Thursday, May 21, 2009

Instant Hutong

I stumbled upon this today, what a great project! Showcased below is just the carpets and identity blocks but when you visit the site they have done so much more. I love the emphasis on social investigation and the work is just beautiful.

Instant Hutong art project investigates the borderline case of Hutong districts in old downtown Beijing. The work explores both spatial and social aspects to screen the uniqueness of a urban tissue made of lanes and courtyard houses and the community of people living in it. It is organized as a series of art pieces and installations on the border between art, social investigation and urban research in the aim to generate and stimulate an open debate. The work is currently involving questions such density, unstructured re-appropriation, gentrification, relationship between people and their physical space, property speculation, disappearing community and identity.

The approach is open and flexible, mixing together different media and techniques of visual arts to capture every little mark of this reality in transformation. They started using maps of old Beijing, which have been reinterpreted as spatial textures, transformed, decontextualized, reinvented and readapted. Those detailed maps are generally forbidden from Chinese government and at first it was necessary a preliminary research work to get them and then redraw completely line by line.

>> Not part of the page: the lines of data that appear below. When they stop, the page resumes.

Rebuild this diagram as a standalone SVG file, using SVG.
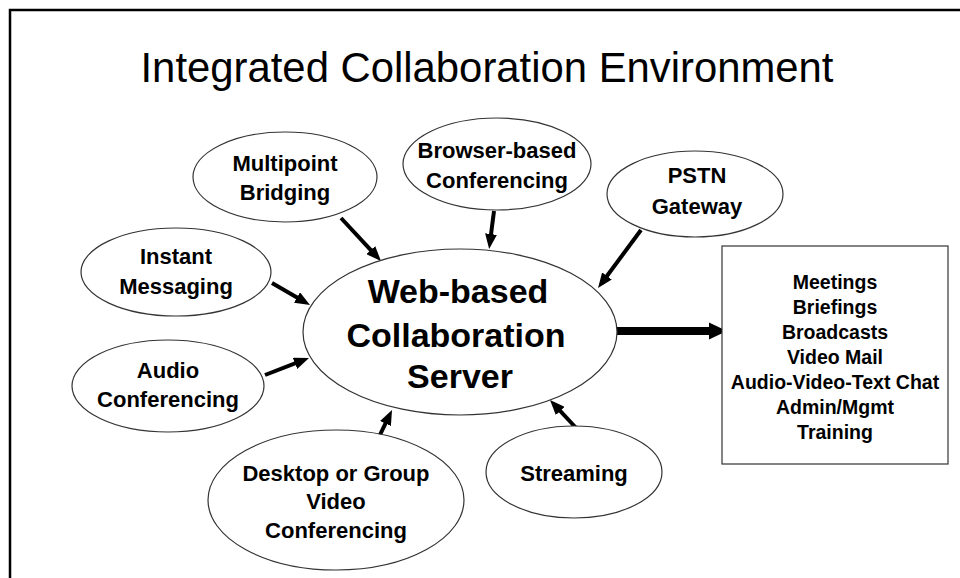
<svg xmlns="http://www.w3.org/2000/svg" width="960" height="578" viewBox="0 0 960 578">
<style>
.node ellipse,.node rect{fill:#fff;stroke:#333;stroke-width:1.2}
.lbl{font-family:"Liberation Sans",Arial,sans-serif;font-weight:bold;font-size:22px;text-anchor:middle;fill:#000}
.big{font-size:34px}
.box{font-size:19.5px}
.conn line{stroke:#000;stroke-width:4}
</style>
<defs>
<marker id="ah" markerUnits="userSpaceOnUse" markerWidth="15" markerHeight="12" refX="9" refY="6" orient="auto">
<path d="M0,0 L15,6 L0,12 z" fill="#000"/>
</marker>
</defs>
<rect x="0" y="0" width="960" height="578" fill="#fff"/>
<path d="M10,578 V10 H960" fill="none" stroke="#000" stroke-width="2.5"/>
<text x="487" y="82" font-family="Liberation Sans,Arial,sans-serif" font-size="43" text-anchor="middle" textLength="693" lengthAdjust="spacingAndGlyphs">Integrated Collaboration Environment</text>

<g class="conn" id="connectors">
<line x1="341" y1="218" x2="376.9" y2="256.7" marker-end="url(#ah)"/>
<line x1="494" y1="211" x2="489.9" y2="243" marker-end="url(#ah)"/>
<line x1="641" y1="230" x2="601.6" y2="283.2" marker-end="url(#ah)"/>
<line x1="272" y1="283" x2="304.8" y2="302" marker-end="url(#ah)"/>
<line x1="265" y1="375" x2="303.4" y2="360.2" marker-end="url(#ah)"/>
<line x1="377" y1="441" x2="389.4" y2="415.4" marker-end="url(#ah)"/>
<line x1="578" y1="430" x2="554.1" y2="404.4" marker-end="url(#ah)"/>
<path d="M617,327 H709 V322.5 L727,331 L709,339.5 V335 H617 z" fill="#000"/>
</g>

<g class="node" id="multipoint">
<ellipse cx="285" cy="177" rx="92" ry="45"/>
<text class="lbl" x="285" y="171">Multipoint</text>
<text class="lbl" x="285" y="200">Bridging</text>
</g>
<g class="node" id="browser">
<ellipse cx="497" cy="164" rx="94" ry="46"/>
<text class="lbl" x="497" y="158">Browser-based</text>
<text class="lbl" x="497" y="188">Conferencing</text>
</g>
<g class="node" id="pstn">
<ellipse cx="695" cy="194" rx="88" ry="43"/>
<text class="lbl" x="697" y="183">PSTN</text>
<text class="lbl" x="697" y="214">Gateway</text>
</g>
<g class="node" id="instant">
<ellipse cx="176" cy="272" rx="95" ry="44"/>
<text class="lbl" x="176" y="264">Instant</text>
<text class="lbl" x="176" y="294">Messaging</text>
</g>
<g class="node" id="audio">
<ellipse cx="168" cy="386" rx="96" ry="46"/>
<text class="lbl" x="168" y="378">Audio</text>
<text class="lbl" x="168" y="407">Conferencing</text>
</g>
<g class="node" id="server">
<ellipse cx="460" cy="332" rx="157" ry="83"/>
<text class="lbl big" x="458" y="303">Web-based</text>
<text class="lbl big" x="456" y="347">Collaboration</text>
<text class="lbl big" x="460" y="388">Server</text>
</g>
<g class="node" id="desktop">
<ellipse cx="336" cy="500" rx="128" ry="70"/>
<text class="lbl" x="336" y="481">Desktop or Group</text>
<text class="lbl" x="336" y="509">Video</text>
<text class="lbl" x="336" y="538">Conferencing</text>
</g>
<g class="node" id="streaming">
<ellipse cx="574" cy="472" rx="88" ry="46"/>
<text class="lbl" x="574" y="481">Streaming</text>
</g>
<g class="node" id="services">
<rect x="722" y="246" width="226" height="218"/>
<text class="lbl box" x="835" y="289">Meetings</text>
<text class="lbl box" x="835" y="314">Briefings</text>
<text class="lbl box" x="835" y="339">Broadcasts</text>
<text class="lbl box" x="835" y="364">Video Mail</text>
<text class="lbl box" x="835" y="389">Audio-Video-Text Chat</text>
<text class="lbl box" x="835" y="414">Admin/Mgmt</text>
<text class="lbl box" x="835" y="439">Training</text>
</g>
</svg>
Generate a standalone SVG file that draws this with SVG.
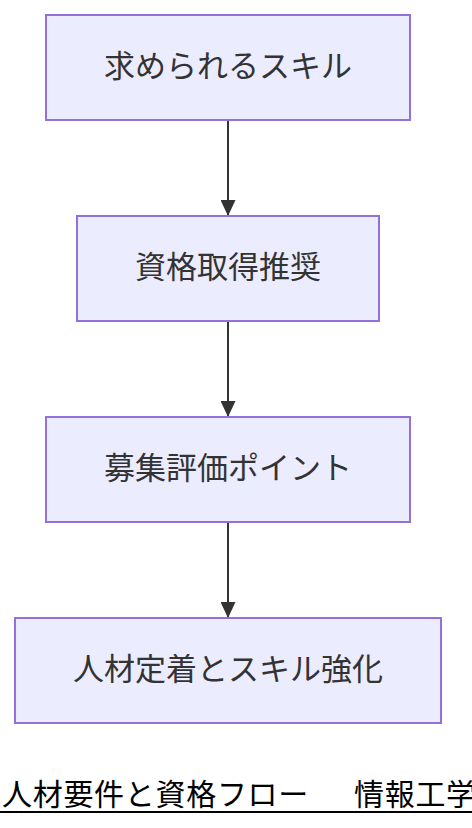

Carpets are representing different maps of Hutong areas with a size of approximately one square kilometre and a population of 30000. Each of them has been isolated and presented as autonomous town within the big city. They are embroidered by hand with the same technique of the propaganda slogans on large fabrics used by the communist party during the seventies. The carpets have been filled with white wire wool insertions.

Platform made of 1500 beijing grey bricks and 1500 red chinese plastic stamps placed on it. Stamps have a central role in Chinese people’s life: they use them to confirm agreements and validate their actions. In a certain way loosing your stamp is like loosing your own identity. Each stamp is not carrying a name but it has been carved with a fragment of map, a group of houses, a piece of city, to mark the relationship and identification between people and their living space.